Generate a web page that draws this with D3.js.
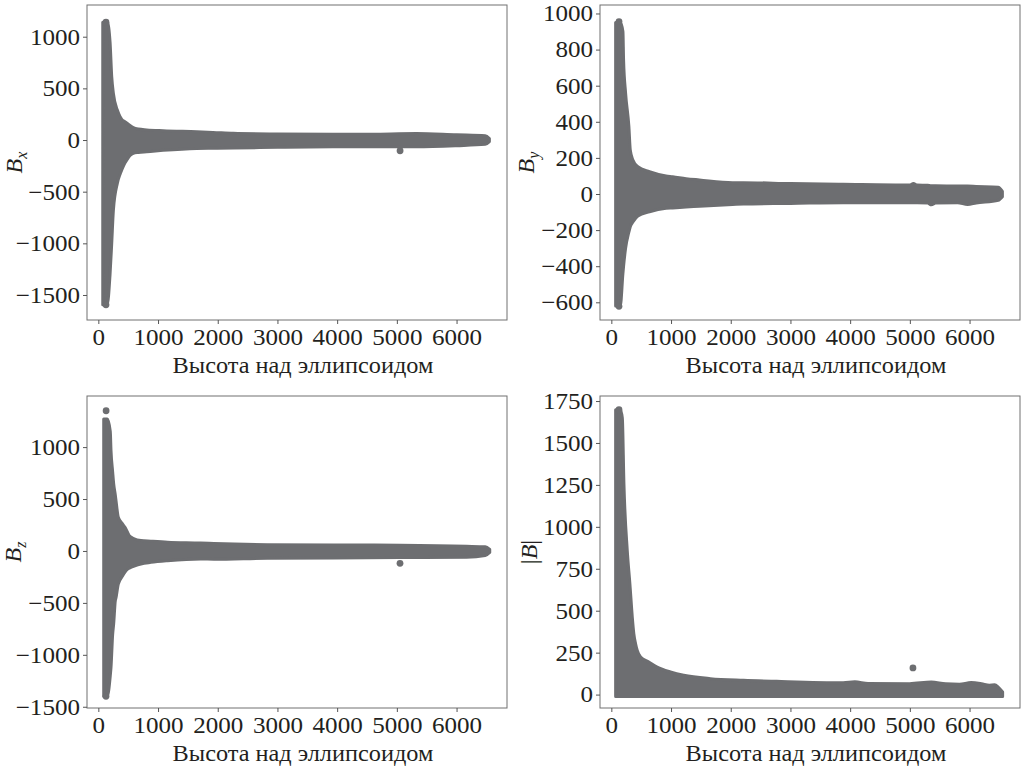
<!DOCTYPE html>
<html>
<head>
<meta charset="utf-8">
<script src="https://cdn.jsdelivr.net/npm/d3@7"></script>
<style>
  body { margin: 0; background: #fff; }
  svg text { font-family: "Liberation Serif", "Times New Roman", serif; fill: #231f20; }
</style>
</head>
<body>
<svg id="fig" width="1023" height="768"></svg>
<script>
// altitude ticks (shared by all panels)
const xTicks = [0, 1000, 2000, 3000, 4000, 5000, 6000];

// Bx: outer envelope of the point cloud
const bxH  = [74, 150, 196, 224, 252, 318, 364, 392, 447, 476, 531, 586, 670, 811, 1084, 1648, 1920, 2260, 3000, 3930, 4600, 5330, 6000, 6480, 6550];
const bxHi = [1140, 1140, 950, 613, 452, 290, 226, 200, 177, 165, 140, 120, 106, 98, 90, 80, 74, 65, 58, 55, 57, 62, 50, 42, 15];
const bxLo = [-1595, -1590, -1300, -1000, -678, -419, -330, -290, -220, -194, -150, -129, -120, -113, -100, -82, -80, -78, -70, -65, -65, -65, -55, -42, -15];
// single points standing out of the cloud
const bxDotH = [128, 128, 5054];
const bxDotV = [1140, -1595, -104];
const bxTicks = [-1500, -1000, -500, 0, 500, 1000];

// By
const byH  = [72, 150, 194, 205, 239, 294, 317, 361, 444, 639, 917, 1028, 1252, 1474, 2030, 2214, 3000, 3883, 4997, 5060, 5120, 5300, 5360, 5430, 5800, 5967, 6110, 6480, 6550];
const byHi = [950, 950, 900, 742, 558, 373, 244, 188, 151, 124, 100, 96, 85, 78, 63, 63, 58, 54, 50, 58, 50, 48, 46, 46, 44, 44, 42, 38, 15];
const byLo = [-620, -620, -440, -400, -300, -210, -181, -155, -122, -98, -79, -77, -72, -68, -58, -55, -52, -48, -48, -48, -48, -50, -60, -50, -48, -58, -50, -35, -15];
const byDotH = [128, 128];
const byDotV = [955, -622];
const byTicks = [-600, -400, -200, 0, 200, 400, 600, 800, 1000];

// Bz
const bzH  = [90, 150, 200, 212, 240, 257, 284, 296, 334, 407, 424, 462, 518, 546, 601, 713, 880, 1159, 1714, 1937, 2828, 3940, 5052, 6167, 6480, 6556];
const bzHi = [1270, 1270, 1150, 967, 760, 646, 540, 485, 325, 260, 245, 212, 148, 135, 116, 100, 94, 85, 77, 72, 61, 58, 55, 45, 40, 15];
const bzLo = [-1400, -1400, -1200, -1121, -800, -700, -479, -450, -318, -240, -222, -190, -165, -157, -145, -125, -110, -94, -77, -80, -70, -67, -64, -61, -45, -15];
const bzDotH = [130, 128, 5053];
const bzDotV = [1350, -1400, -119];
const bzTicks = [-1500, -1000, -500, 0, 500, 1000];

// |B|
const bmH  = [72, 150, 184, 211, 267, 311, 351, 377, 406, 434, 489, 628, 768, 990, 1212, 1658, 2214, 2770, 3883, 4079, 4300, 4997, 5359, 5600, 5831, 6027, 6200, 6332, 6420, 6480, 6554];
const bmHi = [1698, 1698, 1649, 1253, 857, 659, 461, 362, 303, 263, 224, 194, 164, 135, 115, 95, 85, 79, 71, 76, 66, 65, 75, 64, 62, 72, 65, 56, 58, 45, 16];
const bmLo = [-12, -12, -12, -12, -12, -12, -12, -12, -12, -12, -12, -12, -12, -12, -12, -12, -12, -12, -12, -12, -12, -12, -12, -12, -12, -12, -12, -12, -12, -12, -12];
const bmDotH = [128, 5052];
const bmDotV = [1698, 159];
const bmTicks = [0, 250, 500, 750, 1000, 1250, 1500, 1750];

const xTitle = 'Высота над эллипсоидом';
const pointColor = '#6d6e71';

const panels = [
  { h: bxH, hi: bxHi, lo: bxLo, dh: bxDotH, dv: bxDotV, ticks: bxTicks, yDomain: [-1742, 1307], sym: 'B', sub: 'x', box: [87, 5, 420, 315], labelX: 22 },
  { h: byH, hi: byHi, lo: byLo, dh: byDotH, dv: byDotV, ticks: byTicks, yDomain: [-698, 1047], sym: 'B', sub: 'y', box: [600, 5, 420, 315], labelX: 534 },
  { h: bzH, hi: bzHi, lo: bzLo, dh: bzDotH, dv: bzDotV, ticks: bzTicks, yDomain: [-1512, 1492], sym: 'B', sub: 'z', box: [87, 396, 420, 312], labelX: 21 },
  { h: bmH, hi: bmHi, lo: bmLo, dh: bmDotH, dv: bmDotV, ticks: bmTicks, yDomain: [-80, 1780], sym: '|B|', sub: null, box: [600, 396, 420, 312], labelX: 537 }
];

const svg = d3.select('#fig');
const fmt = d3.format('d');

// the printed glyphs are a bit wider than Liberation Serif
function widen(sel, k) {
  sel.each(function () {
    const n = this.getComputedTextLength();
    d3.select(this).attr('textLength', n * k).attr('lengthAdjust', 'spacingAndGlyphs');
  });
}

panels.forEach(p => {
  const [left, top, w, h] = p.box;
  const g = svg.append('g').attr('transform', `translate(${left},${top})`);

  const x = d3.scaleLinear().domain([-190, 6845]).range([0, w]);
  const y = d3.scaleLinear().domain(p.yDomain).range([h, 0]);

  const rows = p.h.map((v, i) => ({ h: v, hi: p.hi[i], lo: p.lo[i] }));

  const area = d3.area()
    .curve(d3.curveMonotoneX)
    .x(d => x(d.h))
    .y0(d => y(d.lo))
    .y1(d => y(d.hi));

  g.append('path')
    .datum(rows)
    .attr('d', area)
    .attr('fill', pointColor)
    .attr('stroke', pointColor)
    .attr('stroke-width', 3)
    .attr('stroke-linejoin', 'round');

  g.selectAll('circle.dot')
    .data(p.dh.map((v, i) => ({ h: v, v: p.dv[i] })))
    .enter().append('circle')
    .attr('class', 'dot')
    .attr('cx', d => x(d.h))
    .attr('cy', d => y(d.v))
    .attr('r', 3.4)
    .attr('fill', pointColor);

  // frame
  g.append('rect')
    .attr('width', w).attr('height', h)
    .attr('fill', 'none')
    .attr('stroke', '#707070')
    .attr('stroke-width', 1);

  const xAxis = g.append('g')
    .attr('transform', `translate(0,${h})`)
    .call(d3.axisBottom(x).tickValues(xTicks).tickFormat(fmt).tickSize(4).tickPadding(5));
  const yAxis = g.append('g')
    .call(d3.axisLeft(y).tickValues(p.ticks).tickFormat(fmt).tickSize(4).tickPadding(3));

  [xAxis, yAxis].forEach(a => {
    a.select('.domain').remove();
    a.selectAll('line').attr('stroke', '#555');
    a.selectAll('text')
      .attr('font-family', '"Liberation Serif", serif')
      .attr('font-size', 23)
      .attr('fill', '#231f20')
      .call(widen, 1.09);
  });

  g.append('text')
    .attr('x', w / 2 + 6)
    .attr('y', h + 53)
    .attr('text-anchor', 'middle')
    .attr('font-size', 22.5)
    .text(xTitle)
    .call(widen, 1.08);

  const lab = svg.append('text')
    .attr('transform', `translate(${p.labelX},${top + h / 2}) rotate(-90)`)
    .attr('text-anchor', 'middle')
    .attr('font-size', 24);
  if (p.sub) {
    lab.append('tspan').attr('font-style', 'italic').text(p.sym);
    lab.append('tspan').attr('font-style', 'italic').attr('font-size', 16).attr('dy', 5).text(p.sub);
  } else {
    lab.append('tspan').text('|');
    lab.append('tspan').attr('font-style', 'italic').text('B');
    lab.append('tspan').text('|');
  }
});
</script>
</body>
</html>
#####
WORK INSTRUCTIONS: Transcribe the opening line of the listing above, please, and every line after it through the line with "const xTicks = [0, 1000, 2000, 3000, 4000, 5000, 6000];", word for word, without pictures.

ANSWER FOR THE TASK:
Generate a web page that draws this with D3.js.
<!DOCTYPE html>
<html>
<head>
<meta charset="utf-8">
<script src="https://cdn.jsdelivr.net/npm/d3@7"></script>
<style>
  body { margin: 0; background: #fff; }
  svg text { font-family: "Liberation Serif", "Times New Roman", serif; fill: #231f20; }
</style>
</head>
<body>
<svg id="fig" width="1023" height="768"></svg>
<script>
// altitude ticks (shared by all panels)
const xTicks = [0, 1000, 2000, 3000, 4000, 5000, 6000];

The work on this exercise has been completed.